Re: Noun tense
From: | Peter Clark <peter-clark@...> |
Date: | Tuesday, July 23, 2002, 14:37 |
On Monday 22 July 2002 19:08, Tim May wrote:
> Now, I'd be interested to hear how Emanym expresses noun-tense of the
> type I was thinking of. How do you say "The former king meets the
> future president" - where both the actors, and the action, are in the
> present, but the nouns by which we refer to them refer to their states
> in the past and future respectively?
*cough* eNaMyN. :)
Sorry, you asked at the wrong time; inspired by Ray Brown's post (too bad
he's on vacation and won't learn of the damage he caused :), I've decided to
do some more revamping to the whole system. Some of what Ray suggested can be
handled just fine by the system as it is; however, I don't have a way to
express _changes_ in state, like "former" and "future." I think I would also
add a "becoming" to the mix as well to round things off.

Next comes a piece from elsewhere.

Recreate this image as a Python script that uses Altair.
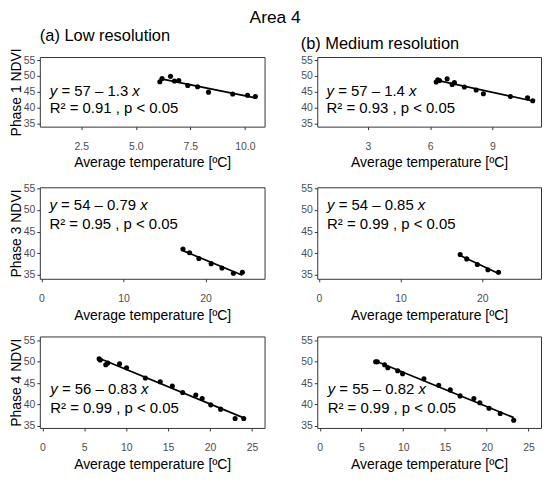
import altair as alt
import pandas as pd

FONT = "Liberation Sans"

# Phase 1, low resolution
lo1_t = [6.1, 6.2, 6.59, 6.77, 6.97, 7.38, 7.83, 8.33, 9.44, 10.12, 10.48]
lo1_v = [48.2, 49.2, 49.9, 48.4, 48.6, 47.0, 46.6, 44.9, 44.3, 43.9, 43.5]
# Phase 1, medium resolution
md1_t = [6.29, 6.37, 6.45, 6.82, 7.06, 7.17, 7.65, 8.22, 8.57, 9.87, 10.7, 10.95]
md1_v = [48.1, 48.8, 48.6, 49.1, 47.3, 47.9, 46.5, 45.6, 44.4, 43.5, 43.1, 42.2]
# Phase 3, low resolution
lo3_t = [17.25, 18.06, 19.19, 20.69, 22.0, 23.4, 24.5]
lo3_v = [41.0, 40.1, 38.8, 37.6, 36.6, 35.4, 35.6]
# Phase 3, medium resolution
md3_t = [17.3, 18.1, 19.4, 20.7, 22.0]
md3_v = [39.7, 38.7, 37.4, 36.2, 35.6]
# Phase 4, low resolution
lo4_t = [6.77, 6.9, 7.56, 7.8, 9.21, 10.04, 12.28, 14.06, 15.5, 16.73, 18.3, 19.06, 20.08, 21.26, 22.99, 24.02]
lo4_v = [50.7, 50.4, 49.3, 49.7, 49.5, 48.6, 46.2, 45.3, 44.3, 42.8, 42.2, 41.4, 39.9, 38.9, 36.7, 36.7]
# Phase 4, medium resolution
md4_t = [6.69, 6.89, 7.76, 8.15, 9.33, 9.92, 12.48, 14.25, 15.63, 16.81, 18.46, 19.17, 20.28, 21.61, 23.23]
md4_v = [50.0, 50.0, 49.3, 48.6, 47.9, 47.2, 46.0, 44.5, 43.4, 42.0, 41.4, 40.4, 39.1, 37.9, 36.3]

eq_labels = ["y = 57 \u2013 1.3 x", "y = 57 \u2013 1.4 x", "y = 54 \u2013 0.79 x",
             "y = 54 \u2013 0.85 x", "y = 56 \u2013 0.83 x", "y = 55 \u2013 0.82 x"]
r2_labels = ["R\u00b2 = 0.91 , p < 0.05", "R\u00b2 = 0.93 , p < 0.05", "R\u00b2 = 0.95 , p < 0.05",
             "R\u00b2 = 0.99 , p < 0.05", "R\u00b2 = 0.99 , p < 0.05", "R\u00b2 = 0.99 , p < 0.05"]
y_ticks = [35, 40, 45, 50, 55]
x_title = "Average temperature [\u00baC]"

FS = 15
# approximate Arial/Liberation Sans advance widths (em)
CW = {" ": 0.278, "=": 0.584, "\u2013": 0.556, ".": 0.278, "y": 0.5, "x": 0.5}


def text_w(s):
    return sum(CW.get(c, 0.556) for c in s) * FS


def panel(t, v, eq, r2, lx, ly1, ly2, xdom, xticks, xfmt, ydom, w, h, ytitle, header=None, hframe="group"):
    df = pd.DataFrame({"t": t, "v": v})
    xs = alt.Scale(domain=xdom, nice=False, zero=False)
    ys = alt.Scale(domain=ydom, nice=False, zero=False)
    xax = alt.Axis(values=xticks, format=xfmt, title=x_title, labelPadding=12, titlePadding=4,
                   labelOverlap=False)
    if ytitle:
        yax = alt.Axis(title=ytitle, titlePadding=0, values=y_ticks, labelOverlap=False)
    else:
        yax = alt.Axis(title=None, values=y_ticks, labelOverlap=False)
    X = alt.X("t:Q", scale=xs, axis=xax)
    Y = alt.Y("v:Q", scale=ys, axis=yax)
    base = alt.Chart(df)
    pts = base.mark_circle(size=26, color="black", opacity=1).encode(x=X, y=Y)
    line = base.transform_regression("t", "v").mark_line(color="black", strokeWidth=1.7).encode(x=X, y=Y)

    ypart, mid, xpart = eq[0], eq[2:-2], eq[-1]
    d_mid = text_w(ypart + " ")
    d_x = d_mid + text_w(mid + " ")
    tx = dict(align="left", baseline="middle", fontSize=FS, font=FONT, color="black")
    l1 = alt.Chart(pd.DataFrame({"t": [lx], "v": [ly1], "s": [ypart]})).mark_text(
        fontStyle="italic", **tx).encode(x=X, y=Y, text="s:N")
    l2 = alt.Chart(pd.DataFrame({"t": [lx], "v": [ly1], "s": [mid]})).mark_text(
        dx=d_mid, **tx).encode(x=X, y=Y, text="s:N")
    l3 = alt.Chart(pd.DataFrame({"t": [lx], "v": [ly1], "s": [xpart]})).mark_text(
        dx=d_x, fontStyle="italic", **tx).encode(x=X, y=Y, text="s:N")
    l4 = alt.Chart(pd.DataFrame({"t": [lx], "v": [ly2], "s": [r2]})).mark_text(
        **tx).encode(x=X, y=Y, text="s:N")
    ch = alt.layer(pts, line, l1, l2, l3, l4).properties(width=w, height=h)
    if header:
        ch = ch.properties(title=alt.TitleParams(header, anchor="start", frame=hframe, fontSize=16.5,
                                                 fontWeight="normal", font=FONT, offset=3, color="black"))
    return ch


p1 = panel(lo1_t, lo1_v, eq_labels[0], r2_labels[0], 1.06, 45.4, 40.0, [0.6, 10.9], [2.5, 5, 7.5, 10], ".1f",
           [34.0, 56.0], 226, 70, "Phase 1 NDVI", "(a) Low resolution", "group")
p2 = panel(md1_t, md1_v, eq_labels[1], r2_labels[1], 1.0, 45.4, 40.0, [0.55, 11.35], [3, 6, 9], "d",
           [34.0, 56.0], 225, 70, None, "(b) Medium resolution", "bounds")
p3 = panel(lo3_t, lo3_v, eq_labels[2], r2_labels[2], 0.97, 51.1, 46.7, [-0.2, 27.2], [0, 10, 20], "d",
           [34.1, 55.25], 226, 92, "Phase 3 NDVI")
p4 = panel(md3_t, md3_v, eq_labels[3], r2_labels[3], 1.0, 51.1, 46.7, [-0.2, 27.2], [0, 10, 20], "d",
           [34.1, 55.25], 225, 92, None)
p5 = panel(lo4_t, lo4_v, eq_labels[4], r2_labels[4], 0.95, 43.6, 39.2, [-0.3, 26.5], [0, 5, 10, 15, 20, 25], "d",
           [34.5, 55.9], 226, 92, "Phase 4 NDVI")
p6 = panel(md4_t, md4_v, eq_labels[5], r2_labels[5], 0.95, 43.6, 39.2, [-0.3, 26.5], [0, 5, 10, 15, 20, 25], "d",
           [34.5, 55.9], 225, 92, None)

row1 = alt.hconcat(p1, p2, spacing=34)
row2 = alt.hconcat(p3, p4, spacing=34)
row3 = alt.hconcat(p5, p6, spacing=34)

chart = alt.vconcat(row1, row2, row3, spacing=12).properties(
    title=alt.TitleParams("Area 4", anchor="middle", fontSize=17.5, fontWeight="normal", font=FONT,
                          color="black", offset=1),
    background="white",
    padding=0,
).configure_view(stroke="#333333", strokeWidth=1).configure_axis(
    grid=False, domain=False, labelFont=FONT, titleFont=FONT, labelFontSize=10.5, labelColor="#4d4d4d",
    titleFontSize=14, titleFontWeight="normal", titleColor="black", tickColor="#333333", tickSize=3,
).configure_axisY(titleFontSize=14, labelPadding=2)

chart.save("out.html", embed_options={"renderer": "svg", "actions": False})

Hence, we could
have:
former-house.[TENSE] = "the ex-house" (that is now a museum)
becoming-house.[TENSE] = "that which is becoming a house" (under
construction, perhaps)
future-house.[TENSE] = "that which is, and will become a house" (a barn,
perhaps, that someone wants to remodel into a house)
I'm liking this! Existence, as I already said, can be implied by using the
tense (see my "grandfather" and "baby" examples) without the need for
explicit marking.
Well, things are a little rough, but perhaps you can see how I will answer
your question. :) As for the ins-and-outs of deciding who the actor is,
that's not too complicated. Because Enamyn is an active-case language, it
would mark both as agents in the case of a verb like "meet," assuming that
they planned on meeting at such-and-such a time. If they just bumped into
each other on the street corner, then they would both be patients. However,
whichever actor/patient we decide is more subject worthy gets the absolute
tense, while the other gets the relative tense. For instance, if our story
began, "The ex-king was walking down the street on fine summer morning..."
then the ex-king would be most likely to receive the absolute tense.
> * I have no idea if this is really correct usage of the word
> eotemporal, but I felt a powerful urge to make use of it somehow. I
> mean the 3+1 dimensional object of the noun-referent considered
> across its entire lifetime.
It's a very fine word, although I keep wanting to see it as a-temporal. On
the other hand, are you sure that eo- means what you want it to mean? As far
as I understand it, eo- means oldest or earliest.